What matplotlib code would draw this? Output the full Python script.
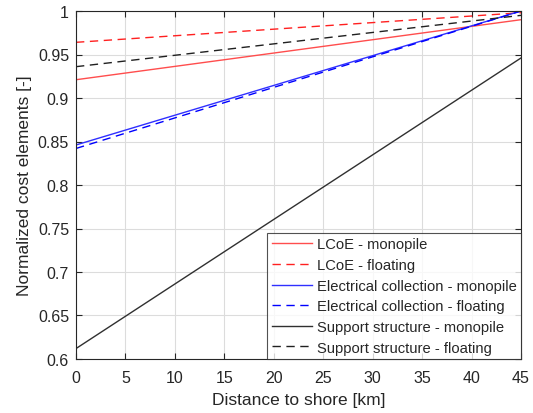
import matplotlib
matplotlib.use("Agg")
import matplotlib.pyplot as plt
import numpy as np

plt.rcParams['font.family'] = ['Liberation Sans', 'DejaVu Sans']

# distance to shore [km] at the ends of each (linear) curve
distance = [0, 45]

lcoe_mono = [0.921, 0.990]
lcoe_float = [0.964, 0.998]
elec_mono = [0.846, 1.000]
elec_float = [0.842, 1.000]
support_mono = [0.612, 0.946]
support_float = [0.936, 0.995]

labels = ["LCoE - monopile", "LCoE - floating",
          "Electrical collection - monopile", "Electrical collection - floating",
          "Support structure - monopile", "Support structure - floating"]

xticks = np.arange(0, 46, 5)
yticks = [0.6, 0.65, 0.7, 0.75, 0.8, 0.85, 0.9, 0.95, 1.0]
ytick_labels = ["0.6", "0.65", "0.7", "0.75", "0.8", "0.85", "0.9", "0.95", "1"]

txt = "#262626"
fig = plt.figure(figsize=(5.33, 4.14), dpi=100)
ax = fig.add_axes([76 / 533, 1 - 360 / 414, 445 / 533, 348 / 414])

dash = (0, (6, 4))
ax.plot(distance, lcoe_mono, color="#ff4d4d", lw=1.0, label=labels[0])
ax.plot(distance, lcoe_float, color="#ff2020", lw=1.0, ls=dash, label=labels[1])
ax.plot(distance, elec_mono, color="#3030ff", lw=1.0, label=labels[2])
ax.plot(distance, elec_float, color="#0000ff", lw=1.0, ls=dash, label=labels[3])
ax.plot(distance, support_mono, color="#303030", lw=1.0, label=labels[4])
ax.plot(distance, support_float, color="#202020", lw=1.0, ls=dash, label=labels[5])

ax.set_xlim(0, 45)
ax.set_ylim(0.6, 1.0)
ax.set_xticks(xticks)
ax.set_yticks(yticks)
ax.set_yticklabels(ytick_labels)
ax.grid(True, color="#dcdcdc", lw=0.8)
ax.set_axisbelow(True)
ax.tick_params(direction="in", length=4, width=0.8, colors=txt, labelsize=11.5,
               top=True, right=True, pad=5)
ax.tick_params(axis="x", pad=8)
for s in ax.spines.values():
    s.set_color(txt)
    s.set_linewidth(0.8)

ax.set_xlabel("Distance to shore [km]", fontsize=12.5, color=txt, labelpad=5)
ax.set_ylabel("Normalized cost elements [-]", fontsize=12.5, color=txt, labelpad=4)

leg = ax.legend(loc="lower right", fontsize=10.6, frameon=True, fancybox=False,
                borderaxespad=0, handlelength=2.75, handletextpad=0.3,
                labelspacing=0.45, borderpad=0.3)
leg.get_frame().set_edgecolor(txt)
leg.get_frame().set_linewidth(0.8)
for t in leg.get_texts():
    t.set_color(txt)

fig.savefig("out.png", dpi=100)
_ _ _ _ _ _ _
INSTRUCTIONS FOR THE TASK: Copy all the lines of data exactly as they appear, dropping any images.

FINISHED ANSWER:
What matplotlib code would draw this? Output the full Python script.
import matplotlib
matplotlib.use("Agg")
import matplotlib.pyplot as plt
import numpy as np

plt.rcParams['font.family'] = ['Liberation Sans', 'DejaVu Sans']

# distance to shore [km] at the ends of each (linear) curve
distance = [0, 45]

lcoe_mono = [0.921, 0.990]
lcoe_float = [0.964, 0.998]
elec_mono = [0.846, 1.000]
elec_float = [0.842, 1.000]
support_mono = [0.612, 0.946]
support_float = [0.936, 0.995]

labels = ["LCoE - monopile", "LCoE - floating",
          "Electrical collection - monopile", "Electrical collection - floating",
          "Support structure - monopile", "Support structure - floating"]

xticks = np.arange(0, 46, 5)
yticks = [0.6, 0.65, 0.7, 0.75, 0.8, 0.85, 0.9, 0.95, 1.0]
ytick_labels = ["0.6", "0.65", "0.7", "0.75", "0.8", "0.85", "0.9", "0.95", "1"]

txt = "#262626"
fig = plt.figure(figsize=(5.33, 4.14), dpi=100)
ax = fig.add_axes([76 / 533, 1 - 360 / 414, 445 / 533, 348 / 414])

dash = (0, (6, 4))
ax.plot(distance, lcoe_mono, color="#ff4d4d", lw=1.0, label=labels[0])
ax.plot(distance, lcoe_float, color="#ff2020", lw=1.0, ls=dash, label=labels[1])
ax.plot(distance, elec_mono, color="#3030ff", lw=1.0, label=labels[2])
ax.plot(distance, elec_float, color="#0000ff", lw=1.0, ls=dash, label=labels[3])
ax.plot(distance, support_mono, color="#303030", lw=1.0, label=labels[4])
ax.plot(distance, support_float, color="#202020", lw=1.0, ls=dash, label=labels[5])

ax.set_xlim(0, 45)
ax.set_ylim(0.6, 1.0)
ax.set_xticks(xticks)
ax.set_yticks(yticks)
ax.set_yticklabels(ytick_labels)
ax.grid(True, color="#dcdcdc", lw=0.8)
ax.set_axisbelow(True)
ax.tick_params(direction="in", length=4, width=0.8, colors=txt, labelsize=11.5,
               top=True, right=True, pad=5)
ax.tick_params(axis="x", pad=8)
for s in ax.spines.values():
    s.set_color(txt)
    s.set_linewidth(0.8)

ax.set_xlabel("Distance to shore [km]", fontsize=12.5, color=txt, labelpad=5)
ax.set_ylabel("Normalized cost elements [-]", fontsize=12.5, color=txt, labelpad=4)

leg = ax.legend(loc="lower right", fontsize=10.6, frameon=True, fancybox=False,
                borderaxespad=0, handlelength=2.75, handletextpad=0.3,
                labelspacing=0.45, borderpad=0.3)
leg.get_frame().set_edgecolor(txt)
leg.get_frame().set_linewidth(0.8)
for t in leg.get_texts():
    t.set_color(txt)

fig.savefig("out.png", dpi=100)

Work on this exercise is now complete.